Göreve başladığında Bursaspor’un 9. sırada olduğunu hatırlatan Sağlam, iyi bir performans sergileyerek sezonu 6. sırada bitirdiklerini kaydetti.

”BURSA BİR FUTBOL ŞEHRİ’
Bursa’nın bir futbol şehri olduğunu ifade eden Sağlam, şöyle devam etti:

”Ürettiğimiz başarıların ardından beklentiler daha üst seviyeye çıktı. Sezona başladığımızda bu başarıyı sürdürebilirler mi endişesi vardı. Nitekim de sezona kötü başladık. 5. hafta sonunda liderden 8 puan gerideydik. Lig’in 15. haftasında ise Kayserispor ile lig lideri olmak için maç yaptık. O gün kim kazanırsa kazansın gurur duyduğum, onurlandığım bir karşılaşma oynadık.”

Ligin son maçında Beşiktaş karşısında alınan galibiyetin umutları en üst seviyeye çıkardığını anlatan Sağlam, şöyle konuştu:

”Beşiktaş maçında 2-1 mağlup durumdayken maçın sonlarında Sercan’ı çıkartıp Ömer Erdoğan’ı oyuna aldım. Bir çok insan o an futbol bilgimle alakalı farklı şeyler düşünmüştür. Ama zemin ve iklim şartları nedeniyle o gün öyle davranmam gerekiyordu. Nitekim de Ömer’in asistiyle beraberliği yakaladık ve karşılaşmadan 3 puanla ayrıldık. O gün maçı kaybetseydik bizimle alakalı bir çok eleştiri yapılacaktı. İyi antrenörlükle kötü antrenörlük delilik ve dahilik arasında ince bir çizgidir. O gün maçı kaybedebilirdik. O gün bana dahi yerine deli diyebilirlerdi.”

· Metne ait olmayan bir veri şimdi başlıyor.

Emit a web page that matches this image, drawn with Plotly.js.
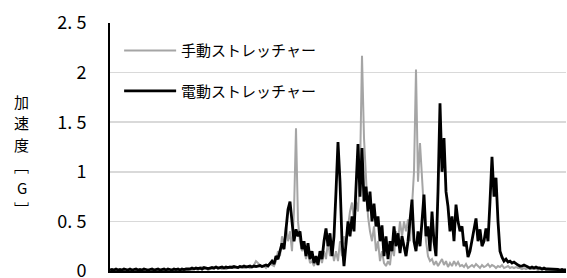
<!DOCTYPE html>
<html><head><meta charset="utf-8">
<script src="https://cdn.plot.ly/plotly-3.0.1.min.js"></script>
<style>html,body{margin:0;padding:0;background:#fff;}#chart{width:567px;height:278px;}</style>
</head><body><div id="chart"></div>
<script>
const seriesNames = ["手動ストレッチャー", "電動ストレッチャー"];
const yTickVals = [0, 0.5, 1, 1.5, 2, 2.5];
const yTickText = ["0", "0. 5", "1", "1. 5", "2", "2. 5"];
const yTitleChars = ["加", "速", "度", "﹇", "G", "﹈"];

const manual = [
0.01,0.005,0.01,0.005,0.01,0.005,0.01,0.01,0.005,0.01,
0.005,0.01,0.005,0.01,0.01,0.005,0.01,0.005,0.01,0.01,
0.005,0.01,0.01,0.005,0.01,0.005,0.01,0.01,0.005,0.01,
0.01,0.005,0.01,0.01,0.005,0.01,0.01,0.005,0.01,0.01,
0.02,0.01,0.03,0.02,0.01,0.03,0.04,0.02,0.03,0.01,
0.02,0.03,0.02,0.04,0.02,0.03,0.02,0.03,0.02,0.03,
0.03,0.05,0.03,0.04,0.03,0.05,0.04,0.03,0.05,0.04,
0.03,0.04,0.06,0.1,0.08,0.05,0.04,0.05,0.03,0.06,
0.08,0.06,0.05,0.1,0.2,0.15,0.35,0.25,0.45,0.3,
0.4,0.2,0.6,1.44,0.5,0.3,0.2,0.25,0.12,0.2,
0.08,0.1,0.05,0.12,0.06,0.15,0.08,0.2,0.12,0.3,
0.15,0.25,0.1,0.2,0.1,0.3,0.15,0.35,0.25,0.45,
0.6,0.69,0.5,0.7,0.6,1.0,2.17,1.34,0.9,0.55,
0.4,0.3,0.45,0.2,0.3,0.1,0.2,0.08,0.05,0.1,
0.06,0.25,0.15,0.4,0.3,0.5,0.35,0.5,0.4,0.52,
0.3,0.6,1.0,2.03,0.9,1.29,0.9,0.6,0.3,0.15,
0.1,0.12,0.06,0.1,0.05,0.08,0.12,0.06,0.1,0.04,
0.08,0.05,0.1,0.06,0.09,0.05,0.06,0.04,0.07,0.03,
0.05,0.06,0.04,0.07,0.05,0.03,0.06,0.04,0.05,0.07,
0.04,0.06,0.05,0.03,0.05,0.04,0.06,0.03,0.04,0.05,
0.03,0.04,0.03,0.04,0.03,0.03,0.02,0.03,0.02,0.03,
0.02,0.02,0.02,0.02,0.01,0.02,0.01,0.02,0.01,0.01,
0.01,0.01,0.01,0.01,0.01,0.01,0.01,0.01,0.01
];

const electric = [
0.01,0.015,0.01,0.02,0.01,0.015,0.01,0.02,0.015,0.01,
0.02,0.01,0.015,0.02,0.01,0.015,0.01,0.02,0.015,0.01,
0.015,0.02,0.01,0.015,0.02,0.01,0.015,0.02,0.01,0.02,
0.015,0.01,0.02,0.015,0.02,0.01,0.02,0.015,0.02,0.02,
0.02,0.03,0.02,0.03,0.025,0.03,0.02,0.035,0.03,0.025,
0.03,0.035,0.03,0.04,0.03,0.035,0.04,0.03,0.04,0.035,
0.04,0.035,0.045,0.04,0.035,0.045,0.04,0.05,0.04,0.045,
0.05,0.04,0.05,0.045,0.05,0.055,0.045,0.05,0.06,0.05,
0.08,0.1,0.07,0.15,0.12,0.2,0.28,0.22,0.4,0.62,
0.7,0.5,0.3,0.42,0.35,0.4,0.22,0.3,0.15,0.28,
0.12,0.2,0.08,0.15,0.06,0.2,0.12,0.3,0.43,0.25,
0.38,0.15,0.35,0.8,1.3,0.9,0.3,0.05,0.3,0.5,
0.35,0.55,0.4,0.9,1.28,0.75,1.24,0.7,0.85,0.6,
0.8,0.5,0.68,0.45,0.55,0.3,0.46,0.15,0.35,0.12,
0.3,0.2,0.45,0.25,0.38,0.18,0.35,0.25,0.15,0.3,
0.55,0.72,0.3,0.2,0.4,0.25,0.5,0.77,0.35,0.45,
0.2,0.6,0.3,0.15,0.8,1.69,1.0,1.34,0.8,0.65,
0.4,0.55,0.3,0.67,0.5,0.4,0.45,0.25,0.3,0.14,
0.2,0.3,0.4,0.53,0.3,0.42,0.25,0.3,0.43,0.3,
0.7,1.15,0.75,0.94,0.5,0.2,0.14,0.1,0.12,0.09,
0.1,0.08,0.09,0.07,0.06,0.05,0.05,0.06,0.05,0.04,
0.03,0.04,0.03,0.04,0.03,0.03,0.02,0.03,0.02,0.02,
0.02,0.02,0.015,0.02,0.015,0.01,0.015,0.01,0.01
];

const sampleIndex = manual.map((_, i) => i);

const fontFam = "'Noto Sans CJK JP', 'Noto Sans', sans-serif";

const traces = [
  {x: sampleIndex, y: manual, type: "scatter", mode: "lines", name: seriesNames[0],
   legendgroup: "a", line: {color: "#a5a5a5", width: 2}},
  {x: sampleIndex, y: electric, type: "scatter", mode: "lines", name: seriesNames[1],
   legendgroup: "b", line: {color: "#000000", width: 2.8}}
];

// vertical stacked y-axis title, one annotation per character
const plotTop = 23, plotH = 248, titleTop = 101, titleStep = 21.5;
const titleAnnotations = yTitleChars.map((ch, k) => ({
  xref: "paper", yref: "paper", x: -0.193,
  y: (plotTop + plotH - (titleTop + k * titleStep)) / plotH,
  xanchor: "center", yanchor: "middle", text: ch, showarrow: false, borderpad: 0,
  font: {family: fontFam, size: 15, color: "#000"}
}));

const layout = {
  width: 567, height: 278,
  margin: {l: 110, r: 1, t: plotTop, b: 7},
  paper_bgcolor: "#ffffff", plot_bgcolor: "#ffffff",
  showlegend: true,
  legend: {x: 0.02, y: 0.955, xanchor: "left", yanchor: "top", bgcolor: "rgba(0,0,0,0)",
           font: {family: fontFam, size: 15, color: "#000"}, traceorder: "grouped",
           tracegroupgap: 18, itemwidth: 52},
  xaxis: {range: [0, manual.length - 1], showgrid: false, zeroline: false, showticklabels: false,
          ticks: "", showline: true, linecolor: "#000", linewidth: 2},
  yaxis: {range: [0, 2.5], tickvals: yTickVals, ticktext: yTickText, showgrid: true,
          gridcolor: "#d9d9d9", gridwidth: 1.5, zeroline: false, showline: true, linecolor: "#000",
          linewidth: 2, ticks: "", ticklabelstandoff: 18, ticklabeloverflow: "allow",
          tickfont: {family: fontFam, size: 18, color: "#000"}},
  annotations: titleAnnotations
};

Plotly.newPlot("chart", traces, layout, {displayModeBar: false, staticPlot: true});
</script></body></html>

Devre arasına Bursaspor tarihinin en iyi ilk yarı performanslarından birisiyle girdiklerini belirten Sağlam, şunları dile getirdi:

”Ekonomik durumumuz çok iyi değildi. Kendi oyuncularımıza dahi paralarını ödeyemiyorduk. Ancak şampiyon olmamız için takviye yapmamız da şarttı. Yönetimle oturduk ve ‘Oyuncu almak yerine kendi oyuncumuzun parasını ödeyelim’ şeklinde radikal bir karar aldık. Bizi bu noktalara kadar taşıyan oyuncuların emeğinin karşılığını vermemiz ve onları mutlu etmemiz gerekiyordu.”

”KUPADAN HAYIRLI ELENİŞ”
Sağlam, bu dönemde Ziraat Türkiye Kupası’nda Fenerbahçe’ye elendiklerini ve bu elenişin hayırlı bir eleniş olduğunun altını çizerek, kupada elenmemeleri halinde kupaya ağırlık verip, ligi ikinci plana atma olasılıklarının bulunduğunu ifade etti.

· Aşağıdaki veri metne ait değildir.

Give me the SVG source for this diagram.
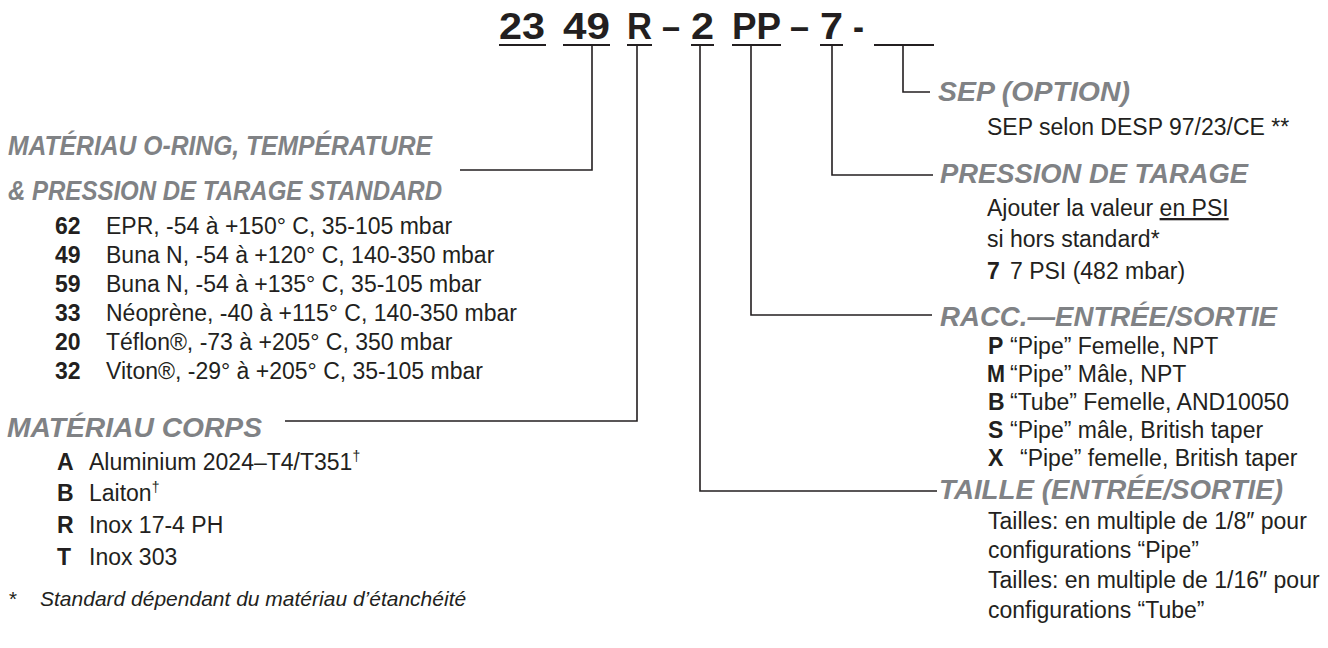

Türk antrenörlerinin en büyük hayallerinden birini gerçekleştiklerine dikkati çeken Sağlam, o döneme ilişkin anılarını şöyle anlattı:

”Anadolu takımıyla şampiyon olduğum gün çok özel bir gündü. Fenerbahçe maçının sonucunu beklediğimiz 30 saniye, hayatımın en uzun 30 saniyesiydi. İnsan kalitesi çok yüksek bir grubun kendine inanmasının, olayı hep beraber yaşamasının üst düzey profesyonelce davranmasının eseridir şampiyonluk. Başarıya aç bir grubun başarısıdır. Şampiyonluk sonuna kadar hak edilmiş bir başarıdır. Sezonun başlangıcından bitişine kadar ortaya koyduğumuz futbol kalitesi ve aldığımız 75 puan sonuna kadar hak edilmiştir.”

Aynı sezon fair-play şampiyonu da olduklarını hatırlatan Sağlam, saha içerisinde stresli, baskı dolu bir ortamda şampiyonluk mücadelesi verirken, bu işi çok düzgün bir şekilde kendilerine yakışan bir şekilde yaptıklarını dile getirdi.

Bursaspor’un Türkiye’nin kulübü olduğunu anlatan Sağlam, sözlerini şöyle tamamladı:

”Bütün Türkiye bizim şampiyonluğumuza sevindi. Başka bir Anadolu takımının şampiyonluğunu da umarım kısa bir sürede yaşarız. Bizim başarımıza ‘Anadolu devrimi” denildi. Bu devrim değildi. Devrim olması için başka bir Anadolu takımının da şampiyon olması gerekiyor.”